start Record list

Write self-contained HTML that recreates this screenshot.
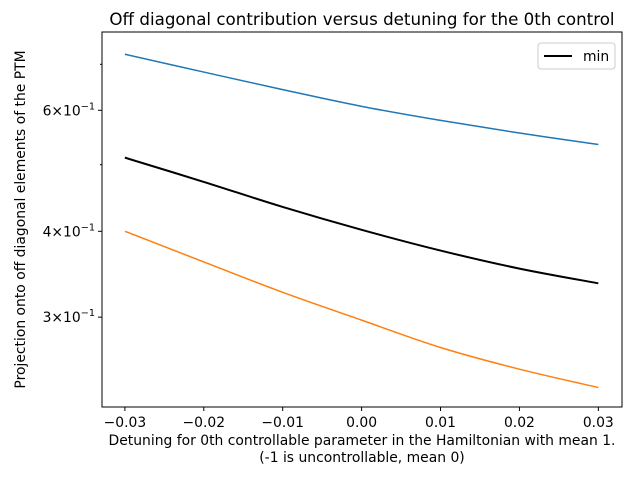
<!DOCTYPE html>
<html><head><meta charset="utf-8"><style>
body{margin:0;background:#fff}
text{font-family:"DejaVu Sans","Liberation Sans",sans-serif;fill:#000}
</style></head><body>
<svg id="chart" width="640" height="480" xmlns="http://www.w3.org/2000/svg">
<rect width="640" height="480" fill="#fff"/>
<g id="plot"></g>
</svg>
<script>
const xValues=[-0.03,-0.02,-0.01,0,0.01,0.02,0.03];
const series1=[0.724,0.682,0.643,0.608,0.580,0.556,0.535];
const seriesMin=[0.512,0.472,0.434,0.402,0.375,0.353,0.336];
const series2=[0.400,0.361,0.326,0.297,0.271,0.252,0.237];
const xTicks=[-0.03,-0.02,-0.01,0.00,0.01,0.02,0.03];
const xTickLabels=["\u22120.03","\u22120.02","\u22120.01","0.00","0.01","0.02","0.03"];
const yMajor=[0.6,0.4,0.3];
const yMajorMant=["6","4","3"];
const yMinor=[0.7,0.5];
const L=102,R=622,T=32,B=407;
const xMin=-0.0329,xMax=0.033,yMin=0.222,yMax=0.780;
const sx=v=>L+(v-xMin)/(xMax-xMin)*(R-L);
const sy=v=>B-(Math.log10(v)-Math.log10(yMin))/(Math.log10(yMax)-Math.log10(yMin))*(B-T);
const NS="http://www.w3.org/2000/svg";
const g=document.getElementById('plot');
function mk(tag,attrs,parent){const e=document.createElementNS(NS,tag);for(const k in attrs)e.setAttribute(k,attrs[k]);(parent||g).appendChild(e);return e;}
function smoothPath(data){
 const pts=data.map((v,i)=>[sx(xValues[i]),sy(v)]);
 let d='M'+pts[0][0]+','+pts[0][1];
 for(let i=0;i<pts.length-1;i++){
  const p0=pts[i-1]||pts[i],p1=pts[i],p2=pts[i+1],p3=pts[i+2]||p2;
  const c1=[p1[0]+(p2[0]-p0[0])/6,p1[1]+(p2[1]-p0[1])/6];
  const c2=[p2[0]-(p3[0]-p1[0])/6,p2[1]-(p3[1]-p1[1])/6];
  d+=' C'+c1+' '+c2+' '+p2;
 }
 return d;
}
function line(data,color,w,name){
 const p=mk('path',{d:smoothPath(data),fill:'none',stroke:color,'stroke-width':w});
 
 
}
line(series1,'#1f77b4',1.5,'series-blue-line');
line(seriesMin,'#000',2,'series-min-line');
line(series2,'#ff7f0e',1.5,'series-orange-line');
const frame=mk('rect',{x:L,y:T,width:R-L,height:B-T,fill:'none',stroke:'#000','stroke-width':1});


xTicks.forEach((v,i)=>{
 const x=sx(v);
 mk('line',{x1:x,x2:x,y1:B,y2:B+4,stroke:'#000'});
 const t=mk('text',{x:x,y:B+20,'text-anchor':'middle','font-size':13.9});
 t.textContent=xTickLabels[i];
 
 
});
yMajor.forEach((v,i)=>{
 const y=sy(v);
 mk('line',{x1:L-4,x2:L,y1:y,y2:y,stroke:'#000'});
 const t=mk('text',{x:L-7,y:y+5,'text-anchor':'end','font-size':13.9});
 t.innerHTML=yMajorMant[i]+'\u00d710<tspan dy="-6" font-size="9.7">\u22121</tspan>';
 
 
});
yMinor.forEach(v=>{const y=sy(v);mk('line',{x1:L-2,x2:L,y1:y,y2:y,stroke:'#000'});});
const title=mk('text',{x:(L+R)/2,y:T-7,'text-anchor':'middle','font-size':16.7});
title.textContent='Off diagonal contribution versus detuning for the 0th control';


const xl=mk('text',{x:(L+R)/2,y:445,'text-anchor':'middle','font-size':13.9});
xl.textContent='Detuning for 0th controllable parameter in the Hamiltonian with mean 1.';


const xl2=mk('text',{x:(L+R)/2,y:462,'text-anchor':'middle','font-size':13.9});
xl2.textContent='(-1 is uncontrollable, mean 0)';


const yl=mk('text',{x:0,y:0,'text-anchor':'middle','font-size':13.9,transform:'translate(25,'+((T+B)/2)+') rotate(-90)'});
yl.textContent='Projection onto off diagonal elements of the PTM';


const lg=mk('g',{});


mk('rect',{x:538,y:43,width:77,height:26,rx:3,fill:'#fff',stroke:'#ccc'},lg);
mk('line',{x1:544,x2:572,y1:56,y2:56,stroke:'#000','stroke-width':2},lg);
const lt=mk('text',{x:583,y:61,'font-size':13.9},lg);
lt.textContent='min';


</script>
</body></html>
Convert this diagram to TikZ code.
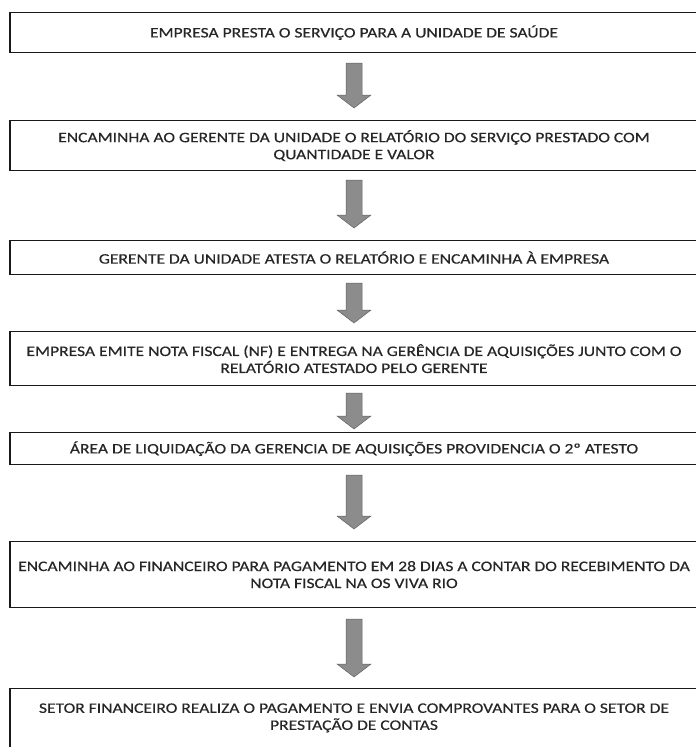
\documentclass[tikz,border=0pt]{standalone}
\usepackage{fontspec}
\setmainfont{Carlito}[FakeStretch=1.21,FakeBold=0.5]
\usetikzlibrary{calc}
\newcommand\boxfont{\fontsize{14.5pt}{17pt}\selectfont}
\newcommand\flowarrow[4]{%
  \fill[arrowstyle] let \p1=($(#1.south)+(0,#3)$), \p2=($(#2.north)+(0,-#4)$) in
    (\x1-8pt,\y1) -- (\x1+8pt,\y1) -- (\x1+8pt,\y2+13pt) -- (\x1+17pt,\y2+13pt)
    -- (\x1,\y2) -- (\x1-17pt,\y2+13pt) -- (\x1-8pt,\y2+13pt) -- cycle;}
\begin{document}
\begin{tikzpicture}[x=1pt,y=-1pt,
  stepbox/.style={draw=black!90, line width=1.2pt, minimum width=688pt,
    inner xsep=0pt, inner ysep=0pt, align=center, font=\boxfont,
    text=black!85, anchor=north},
  arrowstyle/.style={fill=black!45, draw=black!62, line width=0.5pt}]
\useasboundingbox (0,0) rectangle (696,747);
\node[stepbox, minimum height=40pt] (b1) at (354,12)
  {EMPRESA PRESTA O SERVIÇO PARA A UNIDADE DE SAÚDE};
\node[stepbox, minimum height=50pt] (b2) at (354,120)
  {ENCAMINHA AO GERENTE DA UNIDADE O RELATÓRIO DO SERVIÇO PRESTADO COM\\QUANTIDADE E VALOR};
\node[stepbox, minimum height=34pt] (b3) at (354,240)
  {GERENTE DA UNIDADE ATESTA O RELATÓRIO E ENCAMINHA À EMPRESA};
\node[stepbox, minimum height=54pt] (b4) at (354,331)
  {EMPRESA EMITE NOTA FISCAL (NF) E ENTREGA NA GERÊNCIA DE AQUISIÇÕES JUNTO COM O\\RELATÓRIO ATESTADO PELO GERENTE};
\node[stepbox, minimum height=32pt] (b5) at (354,432)
  {ÁREA DE LIQUIDAÇÃO DA GERENCIA DE AQUISIÇÕES PROVIDENCIA O 2º ATESTO};
\node[stepbox, minimum height=66pt] (b6) at (354,541)
  {ENCAMINHA AO FINANCEIRO PARA PAGAMENTO EM 28 DIAS A CONTAR DO RECEBIMENTO DA\\NOTA FISCAL NA OS VIVA RIO};
\node[stepbox, minimum height=58.5pt] (b7) at (354,688)
  {SETOR FINANCEIRO REALIZA O PAGAMENTO E ENVIA COMPROVANTES PARA O SETOR DE\\PRESTAÇÃO DE CONTAS};
\flowarrow{b1}{b2}{10}{12}
\flowarrow{b2}{b3}{9}{12}
\flowarrow{b3}{b4}{8}{8}
\flowarrow{b4}{b5}{7}{3}
\flowarrow{b5}{b6}{10}{12}
\flowarrow{b6}{b7}{11}{11}
\end{tikzpicture}
\end{document}
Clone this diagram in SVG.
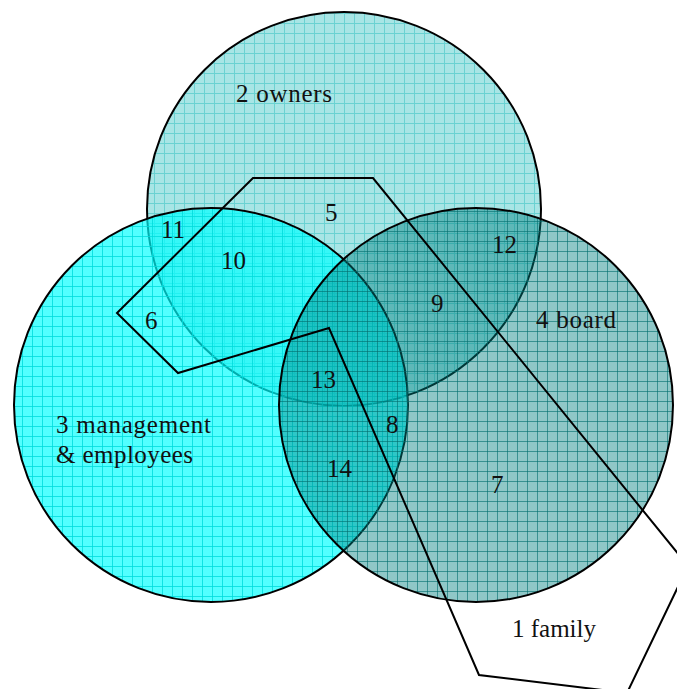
<svg xmlns="http://www.w3.org/2000/svg" width="677" height="689" viewBox="0 0 677 689">
  <style>
    .ring { stroke: #000; stroke-width: 2; }
    .family { fill: none; stroke: #000; stroke-width: 2; stroke-linejoin: miter; }
    text { font-family: "Liberation Serif", "Times New Roman", serif; font-size: 25px; fill: #111; }
  </style>
  <defs>
    <!-- hatched grid fills, one per group -->
    <pattern id="gridOwners" patternUnits="userSpaceOnUse" x="4" y="3" width="10" height="10">
      <rect width="10" height="10" fill="#a8e5e5"/>
      <path d="M0 0.5H10M0.5 0V10" stroke="#6ad2d2" stroke-width="1"/>
    </pattern>
    <pattern id="gridMgmt" patternUnits="userSpaceOnUse" x="2" y="6" width="10" height="10">
      <rect width="10" height="10" fill="#00ffff" fill-opacity="0.68"/>
      <path d="M0 0.5H10M0.5 0V10" stroke="#00dcdc" stroke-opacity="0.8" stroke-width="1"/>
    </pattern>
    <pattern id="gridBoard" patternUnits="userSpaceOnUse" x="7" y="1" width="10" height="10">
      <rect width="10" height="10" fill="#008080" fill-opacity="0.44"/>
      <path d="M0 0.5H10M0.5 0V10" stroke="#006e6e" stroke-opacity="0.6" stroke-width="1"/>
    </pattern>
  </defs>

  <rect width="677" height="689" fill="#fff"/>

  <g id="owners">
    <circle class="ring" cx="344" cy="209" r="197" fill="url(#gridOwners)"/>
  </g>
  <g id="management">
    <circle class="ring" cx="211" cy="405" r="197" fill="url(#gridMgmt)"/>
  </g>
  <g id="board">
    <circle class="ring" cx="476" cy="405" r="197" fill="url(#gridBoard)"/>
  </g>
  <g id="family">
    <polygon class="family" points="253,178 373,178 688,566 627,693 479,675 329,328 178,373 117,313"/>
  </g>

  <g id="labels">
    <text x="236" y="102" textLength="96">2 owners</text>
    <text x="536" y="328" textLength="80">4 board</text>
    <text x="56" y="433" textLength="155">3 management</text>
    <text x="56" y="463" textLength="137">&amp; employees</text>
    <text x="512" y="637" textLength="84">1 family</text>

    <text x="325" y="221">5</text>
    <text x="161" y="238">11</text>
    <text x="221" y="269">10</text>
    <text x="492" y="253">12</text>
    <text x="431" y="312">9</text>
    <text x="145" y="329">6</text>
    <text x="311" y="388">13</text>
    <text x="386" y="433">8</text>
    <text x="327" y="477">14</text>
    <text x="491" y="493">7</text>
  </g>
</svg>
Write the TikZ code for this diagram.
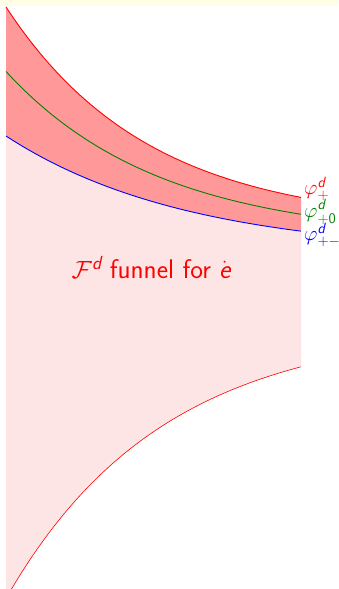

end Record list

Of the lines in this listing, how many contain "diagram"? Reply with the number and nothing more.

3